Somewhere beneath a ploughed and reclaimed grassland floor in the Ballyconra valley lies a ring-ditch, a circular earthwork whose original form has been worn away by centuries of agriculture until it registers no trace above ground whatsoever. Its existence is known only because aerial photography caught it at the right moment, when differential crop growth above the buried soil revealed its outline as a cropmark, a faint discolouration visible from the air but invisible to anyone walking the field.
The site is one of three ring-ditches in close proximity on the same valley floor, the others lying roughly 30 metres to the south-south-east and 90 metres to the south-west. A further circular enclosure sits around 330 metres to the south-west. The clustering is not thought to be coincidental. The ring-ditches may be associated with a co-axial field system, an organised arrangement of fields laid out along broadly parallel boundaries, suggesting this flat ground was once part of a planned agricultural or ceremonial landscape.
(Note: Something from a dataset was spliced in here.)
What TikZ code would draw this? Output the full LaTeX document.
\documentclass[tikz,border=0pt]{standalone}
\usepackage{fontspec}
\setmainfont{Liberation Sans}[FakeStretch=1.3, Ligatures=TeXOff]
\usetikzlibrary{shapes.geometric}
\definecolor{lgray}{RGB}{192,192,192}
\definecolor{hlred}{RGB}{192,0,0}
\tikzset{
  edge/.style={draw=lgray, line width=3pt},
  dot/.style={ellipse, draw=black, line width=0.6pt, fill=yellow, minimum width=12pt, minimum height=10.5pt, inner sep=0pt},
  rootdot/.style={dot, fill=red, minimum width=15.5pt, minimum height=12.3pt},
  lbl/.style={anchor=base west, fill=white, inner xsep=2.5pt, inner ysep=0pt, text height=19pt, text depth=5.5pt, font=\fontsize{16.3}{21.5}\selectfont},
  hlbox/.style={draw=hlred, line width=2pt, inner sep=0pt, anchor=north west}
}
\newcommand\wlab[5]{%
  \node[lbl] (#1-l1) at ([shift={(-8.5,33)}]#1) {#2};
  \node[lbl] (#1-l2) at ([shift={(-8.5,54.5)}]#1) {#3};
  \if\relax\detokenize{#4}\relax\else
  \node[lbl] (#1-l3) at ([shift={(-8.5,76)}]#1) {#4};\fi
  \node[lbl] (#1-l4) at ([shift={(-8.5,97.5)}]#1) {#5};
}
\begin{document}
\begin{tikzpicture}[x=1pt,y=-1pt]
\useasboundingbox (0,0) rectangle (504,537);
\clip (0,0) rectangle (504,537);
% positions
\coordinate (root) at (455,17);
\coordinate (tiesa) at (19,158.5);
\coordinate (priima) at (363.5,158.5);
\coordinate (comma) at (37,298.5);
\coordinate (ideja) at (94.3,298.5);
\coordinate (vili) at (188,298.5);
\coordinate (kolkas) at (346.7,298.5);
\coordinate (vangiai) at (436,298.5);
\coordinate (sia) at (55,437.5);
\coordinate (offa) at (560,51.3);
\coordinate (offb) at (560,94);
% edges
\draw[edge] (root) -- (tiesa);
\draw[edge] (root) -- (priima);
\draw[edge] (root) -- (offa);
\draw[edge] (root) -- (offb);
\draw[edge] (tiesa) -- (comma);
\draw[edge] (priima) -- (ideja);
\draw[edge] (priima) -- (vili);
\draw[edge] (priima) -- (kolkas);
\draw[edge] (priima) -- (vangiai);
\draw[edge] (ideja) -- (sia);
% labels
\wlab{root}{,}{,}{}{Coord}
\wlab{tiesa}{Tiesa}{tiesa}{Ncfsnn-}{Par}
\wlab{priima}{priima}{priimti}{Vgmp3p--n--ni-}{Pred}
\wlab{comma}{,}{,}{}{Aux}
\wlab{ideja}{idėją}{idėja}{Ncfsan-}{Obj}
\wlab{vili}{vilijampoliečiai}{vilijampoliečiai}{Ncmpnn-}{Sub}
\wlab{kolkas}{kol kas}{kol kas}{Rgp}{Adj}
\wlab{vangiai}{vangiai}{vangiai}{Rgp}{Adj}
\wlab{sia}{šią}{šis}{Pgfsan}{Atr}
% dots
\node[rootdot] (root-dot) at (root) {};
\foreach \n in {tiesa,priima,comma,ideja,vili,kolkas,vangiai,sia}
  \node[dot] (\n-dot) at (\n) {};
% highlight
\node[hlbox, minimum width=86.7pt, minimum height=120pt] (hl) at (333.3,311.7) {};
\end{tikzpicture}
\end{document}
Ring-ditches themselves are generally understood to be the eroded remains of round barrows or other circular monuments, though without excavation the precise function of any individual example is difficult to confirm. What can be said is that this particular valley held enough human activity, at some point in the prehistoric or early historic past, to leave behind at least four such features within a few hundred metres of one another.